After a terrifying past with my attempts with art, I slowly mustered the courage to try to stop being silly and try art again. It took a lot of convincing from Namini, my college roommate, who kept egging me on to give it a try. She has gotten into more ‘simplistic art’ recently where she uses watercolors to paint what she finds fascinating. And even though she keeps insisting that they’re nothing great, I think they’re quite deep and hence fantastic. This is a sample from her art collection on the right. She has an array of artwork but I really like this one best because I connect with it on a personal level. This piece symbolizes to me how the dolphin is appreciating the lonely starry night in its peace and calm. I find myself remembering times when I’ve been in the middle of nature during travels and have felt so deeply in love with myself and everything around me. It simmers on me a sense of calm and peace which is almost sedating in a way. Not that I’m trying to say I’m a dolphin, but you get the point.

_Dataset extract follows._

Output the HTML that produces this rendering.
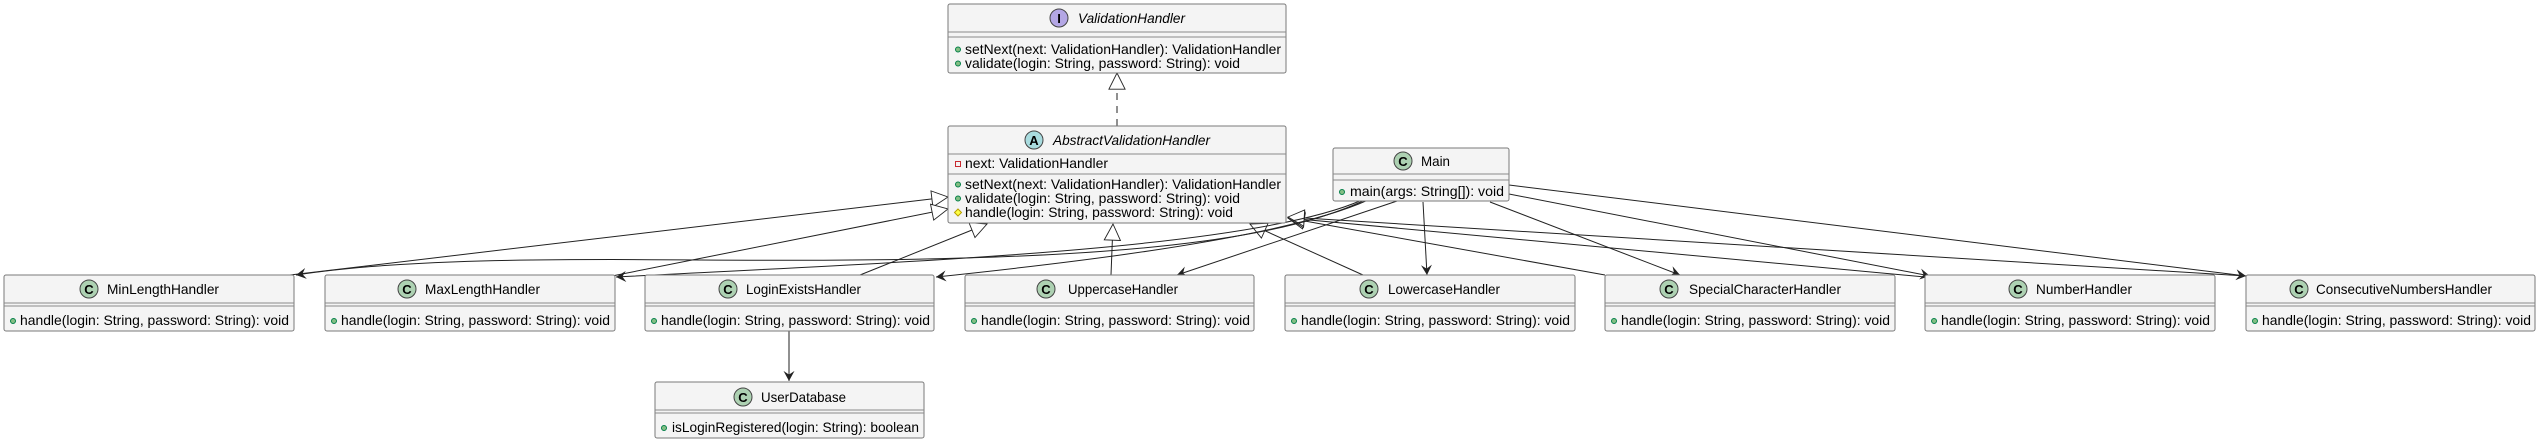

So what happened between the age of 5 and 15 that makes me terrified to draw? What makes YOU afraid?
For many people, it’s when they first realize that their drawings look nothing like reality. They can SEE the obvious mistakes, but have no idea how to fix them; feeling that if they can’t draw something perfectly, then they shouldn’t draw it at all. I know I’ve felt that way.
Perhaps it came as a surprise when one of my classmates at school laughed at my art homework and said your “family portrait” looked like two giraffes and an alien.
That’s a tough critique for anybody to take, let alone a kid, but it doesn’t mean I’m not an artist.
Most people think artists have some kind of gift, and I suppose that some artists are born with a talent for art. But, if we looked at the childhood drawings of 100 professional artists, I’d bet you’d find that 99 of them made the same type of scribbles and stick figures that all of us did as a kid.
The difference is that they never quit making scribbles, and at some point, they LEARNED to draw, whether from books, videos, teachers, or just on their own with lots of practice.
So why would it be any different for us? In fact, in order to not fall into a few of the potholes, we could be a little more diligent by making sure that we pick a reference before we draw or paint something. This is because drawing or painting something from memory can be pretty hard. Our memories get blurred and obstructed over time and when we draw based on something we vaguely remember, it often turns out to look horrible on paper. This is why many beginner artists get discouraged as well because they set a high expectation of drawing something very close to their imagination. Another reason is that people often have an expectation of picking up quicker and not realizing that it takes time and constant effort to improve this skill like any other. We immediately jump to wanting to draw a caricature of George Bush or a tropical sketch of the mountains forgetting that good art doesn’t happen with the snap of a finger.
The thing is, there’s no need to keep thinking that you have to be born with some amazing talent to be an artist. All it really takes is for somebody to teach you, plus some time and effort on your part. And I think this applies to all form of creativity and skill, not just art.
So while we try to enhance our skillsets and upgrade ourselves or just nurture our talents and learn new perspectives, maybe we should also learn to go easy on ourselves.